To use the official SDK for Python to call a service, perform the following steps:
  1. Install the SDK.
    pip install -U eas-prediction --user
    For more information about how to use the SDK for Python, visit GitHub.
  2. Compile a call program.
    Take a program that uses strings as input and output as an example. For information about sample programs with other input and output formats, such as TensorFlow and PyTorch programs, visit GitHub.
    #!/usr/bin/env python
    from eas_prediction import PredictClient
    from eas_prediction import StringRequest
    from eas_prediction import TFRequest
    from eas_prediction import ENDPOINT_TYPE_DIRECT
    if __name__ == '__main__':
        client = PredictClient('http://pai-eas-vpc.cn-shanghai.aliyuncs.com', 'mnist_saved_model_example')
        client.set_token('M2FhNjJlZDBmMzBmMzE4NjFiNzZhMmUxY2IxZjkyMDczNzAzYjFi****')
        client.set_endpoint_type(ENDPOINT_TYPE_DIRECT)  # Indicates that the service is accessed over a VPC direct connection channel. 
        client.init()
        #request = StringRequest('[{}]')
        req = TFRequest('predict_images')
        req.add_feed('images', [1, 784], TFRequest.DT_FLOAT, [1] * 784)
        for x in range(0, 1000000):
            resp = client.predict(req)
            print(resp)
    The input of the client = PredictClient() function is the VPC endpoint that is used to call the service. For example, if the VPC endpoint is http://166408185518****.vpc.cn-hangzhou.pai-eas.aliyuncs.com/api/predict/heart_predict_online, the format that is used to call the PredictClient() function is client = PredictClient('http://166408185518****.vpc.cn-hangzhou.pai-eas.aliyuncs.com','heart_predict_online').

Use custom call logic

If you want to use other languages or custom call logic, you can use the following method to call a service over the VPC direct connection channel by sending HTTP requests. EAS provides the service discovery feature. In a VPC, you can use the URLs in the following table to obtain the backend addresses of the service.
Region URL
China (Shanghai) http://pai-eas-vpc.cn-shanghai.aliyuncs.com/exported/apis/eas.alibaba-inc.k8s.io/v1/upstreams/
China (Beijing) http://pai-eas-vpc.cn-beijing.aliyuncs.com/exported/apis/eas.alibaba-inc.k8s.io/v1/upstreams/
China (Hangzhou) http://pai-eas-vpc.cn-hangzhou.aliyuncs.com/exported/apis/eas.alibaba-inc.k8s.io/v1/upstreams/
The following code provides an example on how to access the %mnist_saved_model_example; service in the China (Hangzhou) region. This service has two instances.

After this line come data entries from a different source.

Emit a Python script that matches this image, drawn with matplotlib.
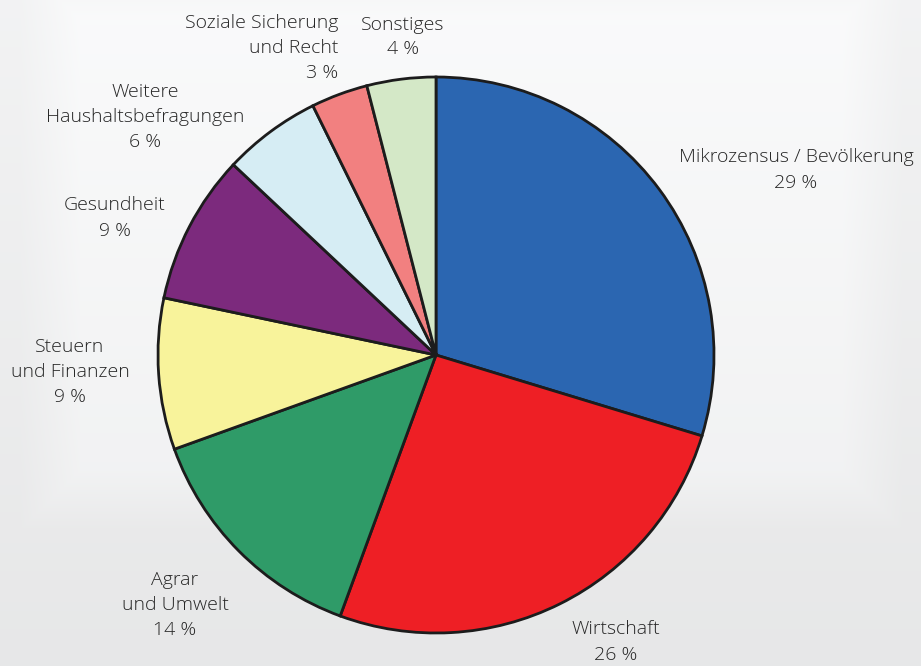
import numpy as np
import matplotlib
matplotlib.use("Agg")
import matplotlib.pyplot as plt

categories = ["Mikrozensus / Bevölkerung", "Wirtschaft", "Agrar\nund Umwelt",
              "Steuern\nund Finanzen", "Gesundheit", "Weitere\nHaushaltsbefragungen",
              "Soziale Sicherung\nund Recht", "Sonstiges"]
values = [29.7, 25.9, 13.9, 8.8, 8.7, 5.7, 3.3, 4.0]
pct_labels = ["29 %", "26 %", "14 %", "9 %", "9 %", "6 %", "3 %", "4 %"]
colors = ["#2b66b1", "#ee1f25", "#2f9b68", "#f8f39b", "#7c2a7d", "#d6edf4", "#f28080", "#d4e8c7"]

# label layout (pixel coords, top-left origin) and alignment
label_pos = [(796, 170), (616, 642), (175, 605), (70, 372), (115, 218), (145, 117), (338, 48), (403, 37)]
label_ha = ["center", "center", "center", "center", "center", "center", "right", "center"]

W, H = 921, 666
fig = plt.figure(figsize=(W / 100, H / 100), dpi=100)

# background
bg = fig.add_axes([0, 0, 1, 1])
yy, xx = np.mgrid[0:H, 0:W]
v = 0.955 - 0.045 * (yy / H)
inner = np.clip(np.minimum.reduce([(xx - 20) / 60, (W - 20 - xx) / 60, (yy + 40) / 60, (530 - yy) / 60]), 0, 1)
v = v + 0.03 * inner
bg.imshow(np.dstack([v * 0.995, v * 0.997, v]), extent=[0, W, H, 0], aspect="auto")
bg.set_xlim(0, W)
bg.set_ylim(H, 0)
bg.axis("off")

ax = fig.add_axes([0, 0, 1, 1])
ax.set_xlim(0, W)
ax.set_ylim(0, H)
ax.set_aspect("equal")
ax.axis("off")
ax.patch.set_alpha(0)

cx, cy, r = 436, H - 355, 278
ax.pie(values, colors=colors, startangle=90, counterclock=False, center=(cx, cy), radius=r,
       wedgeprops=dict(edgecolor="#1c1c1c", linewidth=2.0), frame=False)
ax.set_xlim(0, W)
ax.set_ylim(0, H)

for cat, pct, (px, py), ha in zip(categories, pct_labels, label_pos, label_ha):
    ax.text(px, H - py, cat + "\n" + pct, ha=ha, va="center", multialignment=ha,
            fontsize=14, fontweight="light", family=["Open Sans", "DejaVu Sans"],
            color="#262626", linespacing=1.5)

fig.savefig("out.png", dpi=100)
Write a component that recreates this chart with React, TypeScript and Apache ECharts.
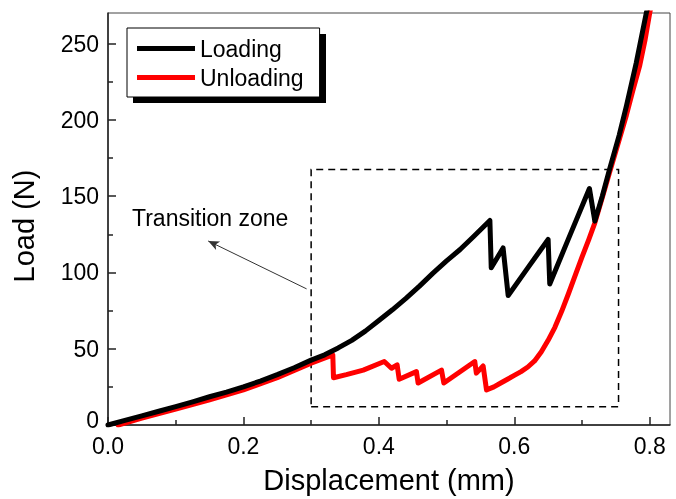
import React, { useEffect, useRef } from "react";
import * as echarts from "echarts";

const FONT = "'Liberation Sans', Arial, sans-serif";

// Loading curve (black)
const loadX = [0, 0.025, 0.05, 0.075, 0.1, 0.125, 0.15, 0.175, 0.2, 0.225, 0.25, 0.275, 0.3, 0.32, 0.34, 0.36, 0.38, 0.4, 0.42, 0.44, 0.46, 0.48, 0.5, 0.52, 0.54, 0.564, 0.566, 0.5835, 0.591, 0.62, 0.65, 0.6524, 0.68, 0.711, 0.719, 0.73, 0.741, 0.755, 0.7656, 0.78, 0.795, 0.8];
const loadY = [0, 3, 6, 9, 12, 15.2, 18.5, 21.6, 25, 28.8, 33, 37.5, 42.5, 46, 50.5, 55.5, 61.5, 68.5, 75.5, 83, 91, 99.5, 107.5, 115, 123.5, 134, 103, 116, 84.8, 103, 121.6, 92.4, 122, 155, 133.6, 150, 168, 190, 209, 237, 270, 278];

// Unloading curve (red)
const unX = [0.015, 0.05, 0.1, 0.15, 0.2, 0.25, 0.3, 0.332, 0.333, 0.352, 0.377, 0.408, 0.4187, 0.427, 0.43, 0.4555, 0.458, 0.4925, 0.496, 0.5417, 0.544, 0.554, 0.559, 0.57, 0.58, 0.59, 0.6, 0.61, 0.62, 0.63, 0.64, 0.65, 0.66, 0.67, 0.68, 0.69, 0.7, 0.71, 0.719, 0.73, 0.741, 0.753, 0.7656, 0.775, 0.785, 0.793, 0.8, 0.803];
const unY = [0, 4.5, 10.5, 16.5, 23, 31, 40.5, 46, 31, 33, 36, 41.6, 37.2, 39.4, 30, 35, 27.5, 36, 27.5, 41.6, 34, 38.7, 23, 25, 27.5, 30, 32.5, 35, 38, 42, 48, 55.5, 64, 74.5, 86, 98, 110, 121.5, 132.5, 149, 166, 184, 203, 219, 235, 252, 270, 276];

const xMajor = [0, 0.2, 0.4, 0.6, 0.8];
const xMinor = [0.1, 0.3, 0.5, 0.7];
const yMajor = [0, 50, 100, 150, 200, 250];
const yMinor = [25, 75, 125, 175, 225];

const zoneBox = [[0.3, 12], [0.754, 167.5]];
const arrowFrom = [0.2933, 89.2];
const arrowTo = [0.148, 120.6];

export default function App() {
  const ref = useRef<HTMLDivElement>(null);
  useEffect(() => {
    document.body.style.margin = "0";
    const chart = echarts.init(ref.current!, undefined, { renderer: "svg" });
    const pair = (xs: number[], ys: number[]) => xs.map((x, i) => [x, ys[i]]);
    const axisColor = "#222";
    chart.setOption({
      animation: false,
      grid: { left: 108, right: 6, top: 13, bottom: 70, show: true, borderColor: "#444", borderWidth: 1 },
      legend: {
        data: ["Loading", "Unloading"],
        orient: "vertical",
        left: 127,
        top: 28,
        padding: [9, 16, 8, 10],
        icon: "rect",
        itemWidth: 58,
        itemHeight: 5,
        itemGap: 6,
        backgroundColor: "#fff",
        borderColor: "#000",
        borderWidth: 1,
        textStyle: { fontSize: 23, color: "#000", fontFamily: FONT },
      },
      graphic: [
        { type: "rect", z: 1, shape: { x: 133, y: 34, width: 193, height: 69 }, style: { fill: "#000" } },
        { type: "text", z: 10, x: 132, y: 218, style: { text: "Transition zone", fontSize: 23, fontFamily: FONT, fill: "#000", verticalAlign: "middle" } },
      ],
      xAxis: [
        {
          type: "value", min: 0, max: 0.83, position: "bottom",
          name: "Displacement (mm)", nameLocation: "middle", nameGap: 40,
          nameTextStyle: { fontSize: 29, color: "#000", fontFamily: FONT },
          axisLine: { show: true, lineStyle: { color: axisColor, width: 1.5 } },
          axisTick: { show: true, inside: true, length: 8, customValues: xMajor, lineStyle: { color: axisColor, width: 1.5 } },
          axisLabel: { show: true, margin: 12, lineHeight: 18, customValues: xMajor, fontSize: 23, color: "#000", fontFamily: FONT, formatter: (v: number) => v.toFixed(1) },
          splitLine: { show: false },
        },
        {
          type: "value", min: 0, max: 0.83, position: "bottom",
          axisLine: { show: false },
          axisTick: { show: true, inside: true, length: 5, customValues: xMinor, lineStyle: { color: axisColor, width: 1.5 } },
          axisLabel: { show: false },
          splitLine: { show: false },
        },
      ],
      yAxis: [
        {
          type: "value", min: 0, max: 270, position: "left",
          name: "Load (N)", nameLocation: "middle", nameGap: 70,
          nameTextStyle: { fontSize: 29, color: "#000", fontFamily: FONT, padding: [0, 14, 0, 0] },
          axisLine: { show: true, lineStyle: { color: axisColor, width: 1.5 } },
          axisTick: { show: true, inside: true, length: 8, customValues: yMajor, lineStyle: { color: axisColor, width: 1.5 } },
          axisLabel: {
            show: true, margin: 9, lineHeight: 18, customValues: yMajor, fontSize: 23, color: "#000", fontFamily: FONT,
            formatter: (v: number) => (v === 0 ? "{z|0}" : String(v)),
            rich: { z: { fontSize: 23, color: "#000", fontFamily: FONT, lineHeight: 18, padding: [0, 0, 10, 0] } },
          },
          splitLine: { show: false },
        },
        {
          type: "value", min: 0, max: 270, position: "left",
          axisLine: { show: false },
          axisTick: { show: true, inside: true, length: 5, customValues: yMinor, lineStyle: { color: axisColor, width: 1.5 } },
          axisLabel: { show: false },
          splitLine: { show: false },
        },
      ],
      series: [
        {
          name: "Unloading", type: "line", data: pair(unX, unY), symbol: "none",
          lineStyle: { color: "#ff0000", width: 5, cap: "round", join: "round" },
          itemStyle: { color: "#ff0000" },
          markArea: {
            silent: true,
            itemStyle: { color: "rgba(0,0,0,0)", borderColor: "#000", borderWidth: 1.5, borderType: [7, 5] },
            label: { show: false },
            data: [[{ coord: zoneBox[0] }, { coord: zoneBox[1] }]],
          },
        },
        {
          name: "Loading", type: "line", data: pair(loadX, loadY), symbol: "none",
          lineStyle: { color: "#000", width: 5, cap: "round", join: "round" },
          itemStyle: { color: "#000" },
          markLine: {
            silent: true,
            symbol: ["none", "arrow"],
            symbolSize: [7, 11],
            label: { show: false },
            lineStyle: { color: "#333", width: 1, type: "solid" },
            data: [[{ coord: arrowFrom }, { coord: arrowTo }]],
          },
        },
      ],
    });
    return () => chart.dispose();
  }, []);
  return <div ref={ref} style={{ position: "fixed", left: 0, top: 0, width: 676, height: 499 }} />;
}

$curl http://pai-eas-vpc.cn-shanghai.aliyuncs.com/exported/apis/eas.alibaba-inc.k8s.io/v1/upstreams/mnist_saved_model_example
The following code provides an example on the obtained backend addresses of the service:
{
  "correlative": [
    "mnist_saved_model_example"
  ],
  "endpoints": {
    "items": [
      {
        "app": "mnist-saved-model-example",
        "ip": "172.16.XX.XX",
        "port": 50000,
        "weight": 100
      },
      {
        "app": "mnist-saved-model-example",
        "ip": "172.16.XX.XX",
        "port": 50000,
        "weight": 100
      }
    ]
  }
}
As shown in the preceding code, the client can obtain the IP addresses, port numbers, and weights of the two backend instances of the service. You can use the weighted round robin (WRR) algorithm to obtain the information of an instance and access the instance over the VPC direct connection channel before each service call.
Note You must regularly synchronize the endpoint list from the server side to the on-premises client. Before each request is sent, an instance is randomly selected by using the WRR algorithm based on the on-premises cache. If you obtain the endpoint list from the server side before each request, the access performance is significantly reduced.
When a failover occurs due to service updates or node exceptions, some instances may be unavailable. Therefore, make sure that the client can automatically retry the request when a request fails. This prevents failed instances from being accessed during the delay of being removed from the instance list, which may reduce service quality.